◆ Task statement:
Take the listing and print it in full, exactly as given.

◆ Data segment:
───

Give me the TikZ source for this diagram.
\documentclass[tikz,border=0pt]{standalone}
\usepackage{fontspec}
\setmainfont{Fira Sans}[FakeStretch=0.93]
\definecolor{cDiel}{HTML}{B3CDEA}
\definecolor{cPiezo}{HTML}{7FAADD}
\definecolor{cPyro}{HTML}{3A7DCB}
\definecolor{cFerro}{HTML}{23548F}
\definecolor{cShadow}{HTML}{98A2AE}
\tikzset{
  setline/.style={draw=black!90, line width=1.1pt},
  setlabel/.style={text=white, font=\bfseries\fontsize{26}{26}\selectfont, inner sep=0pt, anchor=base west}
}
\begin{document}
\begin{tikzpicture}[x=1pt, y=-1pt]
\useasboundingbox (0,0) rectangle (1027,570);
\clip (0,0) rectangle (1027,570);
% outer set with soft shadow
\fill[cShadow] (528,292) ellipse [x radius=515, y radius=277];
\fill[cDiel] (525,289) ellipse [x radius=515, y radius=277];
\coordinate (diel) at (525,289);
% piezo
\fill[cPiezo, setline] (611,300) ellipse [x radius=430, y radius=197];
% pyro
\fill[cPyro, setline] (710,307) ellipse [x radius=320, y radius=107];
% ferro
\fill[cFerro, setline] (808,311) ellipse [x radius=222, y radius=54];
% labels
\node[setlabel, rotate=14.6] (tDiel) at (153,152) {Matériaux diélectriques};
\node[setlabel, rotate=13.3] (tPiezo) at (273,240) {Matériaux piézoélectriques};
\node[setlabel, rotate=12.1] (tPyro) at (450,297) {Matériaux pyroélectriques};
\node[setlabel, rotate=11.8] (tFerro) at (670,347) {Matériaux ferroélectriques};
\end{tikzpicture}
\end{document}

───

◆ Final result:
Give me the TikZ source for this diagram.
\documentclass[tikz,border=0pt]{standalone}
\usepackage{fontspec}
\setmainfont{Fira Sans}[FakeStretch=0.93]
\definecolor{cDiel}{HTML}{B3CDEA}
\definecolor{cPiezo}{HTML}{7FAADD}
\definecolor{cPyro}{HTML}{3A7DCB}
\definecolor{cFerro}{HTML}{23548F}
\definecolor{cShadow}{HTML}{98A2AE}
\tikzset{
  setline/.style={draw=black!90, line width=1.1pt},
  setlabel/.style={text=white, font=\bfseries\fontsize{26}{26}\selectfont, inner sep=0pt, anchor=base west}
}
\begin{document}
\begin{tikzpicture}[x=1pt, y=-1pt]
\useasboundingbox (0,0) rectangle (1027,570);
\clip (0,0) rectangle (1027,570);
% outer set with soft shadow
\fill[cShadow] (528,292) ellipse [x radius=515, y radius=277];
\fill[cDiel] (525,289) ellipse [x radius=515, y radius=277];
\coordinate (diel) at (525,289);
% piezo
\fill[cPiezo, setline] (611,300) ellipse [x radius=430, y radius=197];
% pyro
\fill[cPyro, setline] (710,307) ellipse [x radius=320, y radius=107];
% ferro
\fill[cFerro, setline] (808,311) ellipse [x radius=222, y radius=54];
% labels
\node[setlabel, rotate=14.6] (tDiel) at (153,152) {Matériaux diélectriques};
\node[setlabel, rotate=13.3] (tPiezo) at (273,240) {Matériaux piézoélectriques};
\node[setlabel, rotate=12.1] (tPyro) at (450,297) {Matériaux pyroélectriques};
\node[setlabel, rotate=11.8] (tFerro) at (670,347) {Matériaux ferroélectriques};
\end{tikzpicture}
\end{document}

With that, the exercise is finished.